Neuberger Berman and other managers have argued that recent redemption restrictions reflect prudent liquidity management rather than underlying portfolio weakness.

Institutional investors appear to agree.

Unlike retail investors, pension funds, insurance companies and large institutions typically invest with longer time horizons and are less likely to react to short-term market volatility. Their continued support has helped sustain demand for private-credit-related debt even as retail sentiment has weakened.

Still, competition for investor dollars is increasing.

As concerns surrounding private credit have grown, some investors have shifted assets into traditional publicly traded bond funds that offer daily liquidity, transparent pricing and attractive yields without multi-year lockups.

Asset managers including Pacific Investment Management Company (PIMCO) and Janus Henderson Group have actively promoted those advantages as investors reassess their options.

For businesses, the outcome matters.

Private credit has become a major funding source for thousands of small and midsize companies that may struggle to secure financing through traditional banks.
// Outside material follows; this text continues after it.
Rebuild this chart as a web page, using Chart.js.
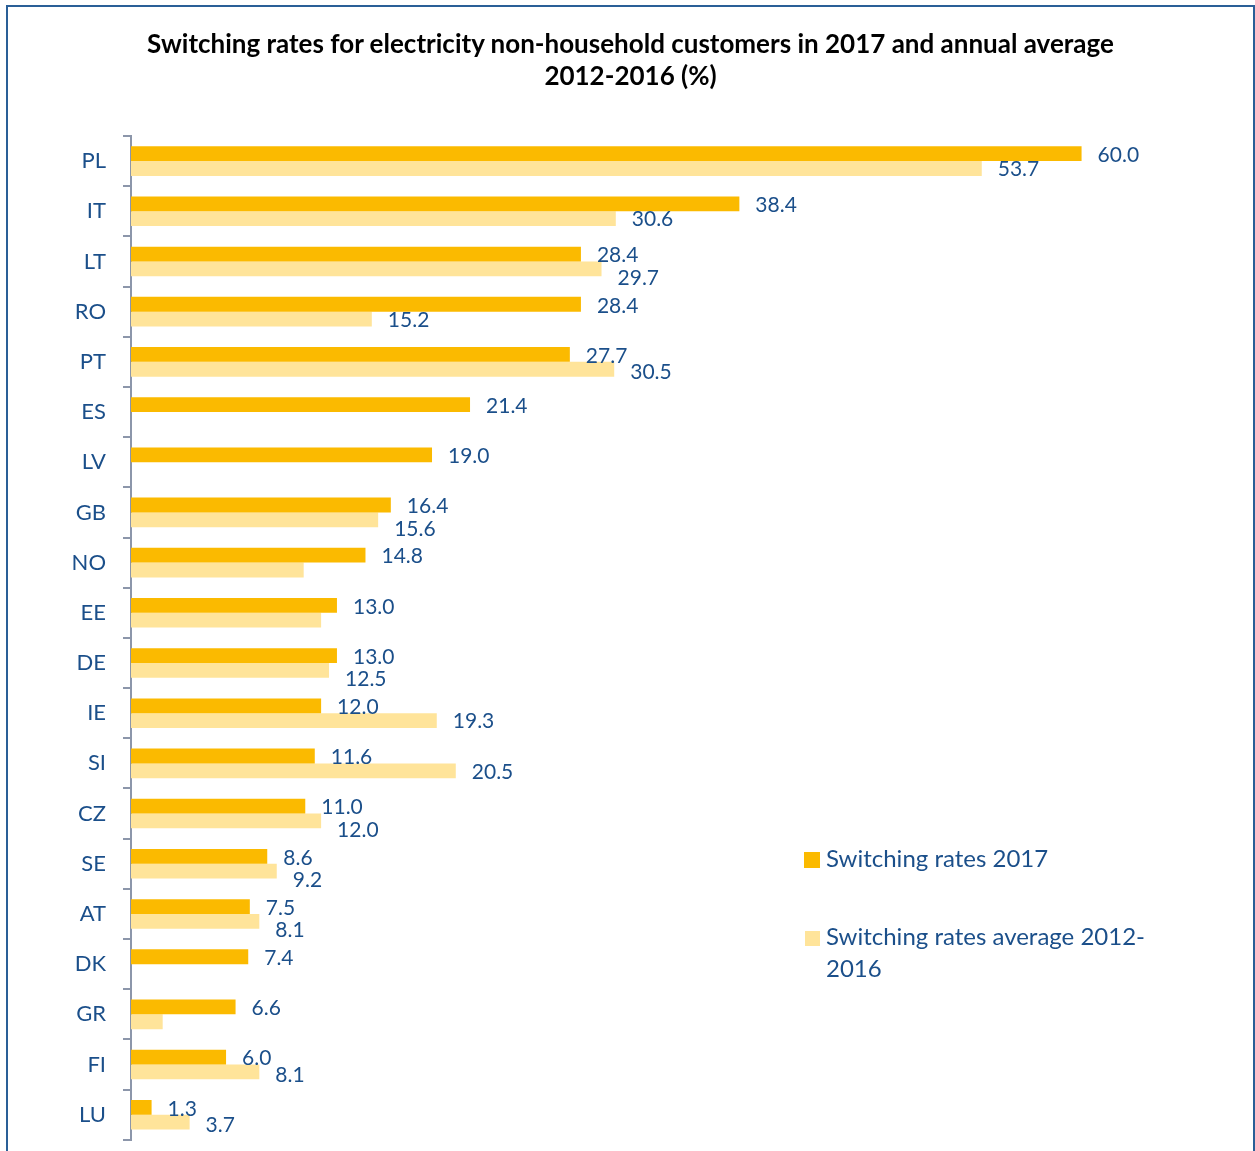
<!DOCTYPE html>
<html>
<head>
<meta charset="utf-8">
<script src="https://cdn.jsdelivr.net/npm/chart.js@4/dist/chart.umd.min.js"></script>
<style>
  html, body { margin: 0; padding: 0; background: #fff; overflow: hidden; }
  #wrap { position: relative; width: 1255px; height: 1151px; overflow: hidden; }
  #frame { position: absolute; left: 6px; top: 5px; width: 1249px; height: 1200px; border: 2px solid #2A5F97; box-sizing: border-box; }
  #title { position: absolute; left: 3px; top: 27px; width: 1255px; text-align: center; font-family: Lato, "Open Sans", sans-serif; font-weight: bold; font-size: 26px; line-height: 32px; color: #000; }
  .leg { position: absolute; font-family: Lato, "Open Sans", sans-serif; font-size: 24px; line-height: 32px; color: #1B4F8A; white-space: nowrap; }
  .sw { position: absolute; }
  canvas { position: absolute; left: 0; top: 0; }
</style>
</head>
<body>
<div id="wrap">
  <div id="frame"></div>
  <canvas id="c" width="1255" height="1170"></canvas>
  <div id="title">Switching rates for electricity non-household customers in 2017 and annual average<br>2012-2016 (%)</div>
  <div class="sw" style="left:804px;top:852px;width:16px;height:16px;background:#FBBA00;"></div>
  <div class="leg" style="left:826px;top:842px;">Switching rates 2017</div>
  <div class="sw" style="left:805px;top:931px;width:15px;height:15px;background:#FFE49A;"></div>
  <div class="leg" style="left:826px;top:920px;">Switching rates average 2012-<br>2016</div>
</div>
<script>
const categories = ['PL','IT','LT','RO','PT','ES','LV','GB','NO','EE','DE','IE','SI','CZ','SE','AT','DK','GR','FI','LU'];
const rates2017 = [60.0, 38.4, 28.4, 28.4, 27.7, 21.4, 19.0, 16.4, 14.8, 13.0, 13.0, 12.0, 11.6, 11.0, 8.6, 7.5, 7.4, 6.6, 6.0, 1.3];
const ratesAvg = [53.7, 30.6, 29.7, 15.2, 30.5, null, null, 15.6, 10.9, 12.0, 12.5, 19.3, 20.5, 12.0, 9.2, 8.1, null, 2.0, 8.1, 3.7];
const avgLabelHidden = ['NO', 'EE', 'GR'];
const seriesNames = ['Switching rates 2017', 'Switching rates average 2012-2016'];

const LABEL_FONT = '21px Lato, "Open Sans", sans-serif';
const LABEL_COLOR = '#1B4F8A';

const valueLabels = {
  id: 'valueLabels',
  afterDatasetsDraw(chart) {
    const ctx = chart.ctx;
    const m0 = chart.getDatasetMeta(0);
    const m1 = chart.getDatasetMeta(1);
    ctx.save();
    ctx.font = LABEL_FONT;
    ctx.fillStyle = LABEL_COLOR;
    ctx.textAlign = 'left';
    ctx.textBaseline = 'middle';
    categories.forEach((cat, i) => {
      const b0 = m0.data[i];
      const t0 = rates2017[i].toFixed(1);
      const x0 = b0.x + 16;
      const w0 = ctx.measureText(t0).width;
      ctx.fillText(t0, x0, b0.y + 1.5);
      const v1 = ratesAvg[i];
      if (v1 === null || avgLabelHidden.includes(cat)) return;
      const b1 = m1.data[i];
      const t1 = v1.toFixed(1);
      const x1 = b1.x + 16;
      const w1 = ctx.measureText(t1).width;
      let dy = 1;
      const overlap = x1 < x0 + w0 && x0 < x1 + w1;
      const gap = x1 >= x0 + w0 ? x1 - (x0 + w0) : x0 - (x1 + w1);
      if (overlap) dy = 9;
      else if (gap < 12) dy = 3;
      ctx.fillText(t1, x1, b1.y + dy);
    });
    ctx.restore();
  }
};

new Chart(document.getElementById('c'), {
  type: 'bar',
  data: {
    labels: categories,
    datasets: [
      { label: seriesNames[0], data: rates2017, backgroundColor: '#FBBA00', borderWidth: 0 },
      { label: seriesNames[1], data: ratesAvg, backgroundColor: '#FFE49A', borderWidth: 0 }
    ]
  },
  options: {
    indexAxis: 'y',
    responsive: false,
    animation: false,
    events: [],
    layout: { padding: { top: 136, bottom: 12, left: 0, right: 15 } },
    datasets: { bar: { categoryPercentage: 0.59, barPercentage: 1.0 } },
    plugins: { legend: { display: false }, title: { display: false }, tooltip: { enabled: false } },
    scales: {
      x: { display: false, min: 0, max: 70 },
      y: {
        afterFit(s) { s.width = 131; },
        grid: { drawOnChartArea: false, offset: true, tickLength: 8, color: '#8C96AA', lineWidth: 2 },
        border: { display: true, color: '#8C96AA', width: 2 },
        ticks: { color: LABEL_COLOR, font: { family: 'Lato, "Open Sans", sans-serif', size: 22 }, padding: 17 }
      }
    }
  },
  plugins: [valueLabels]
});
</script>
</body>
</html>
If capital inflows slow significantly, borrowing costs could rise and financing could become harder to obtain, potentially affecting expansion plans, hiring decisions and investment activity.

That is why continued demand for BDC bonds remains important.

As long as investors keep buying the debt issued by private lenders, those firms can continue raising capital and extending loans to businesses across the economy.

The result is a market sending mixed signals.

Retail investors are pulling back. Redemption requests are climbing. Default concerns are growing.

Yet institutional investors continue committing capital, and bond buyers continue funding private lenders.

The private credit industry faces one of its biggest tests since its rise to prominence, but for now, investors purchasing its bonds still appear convinced that the asset class remains worth the risk.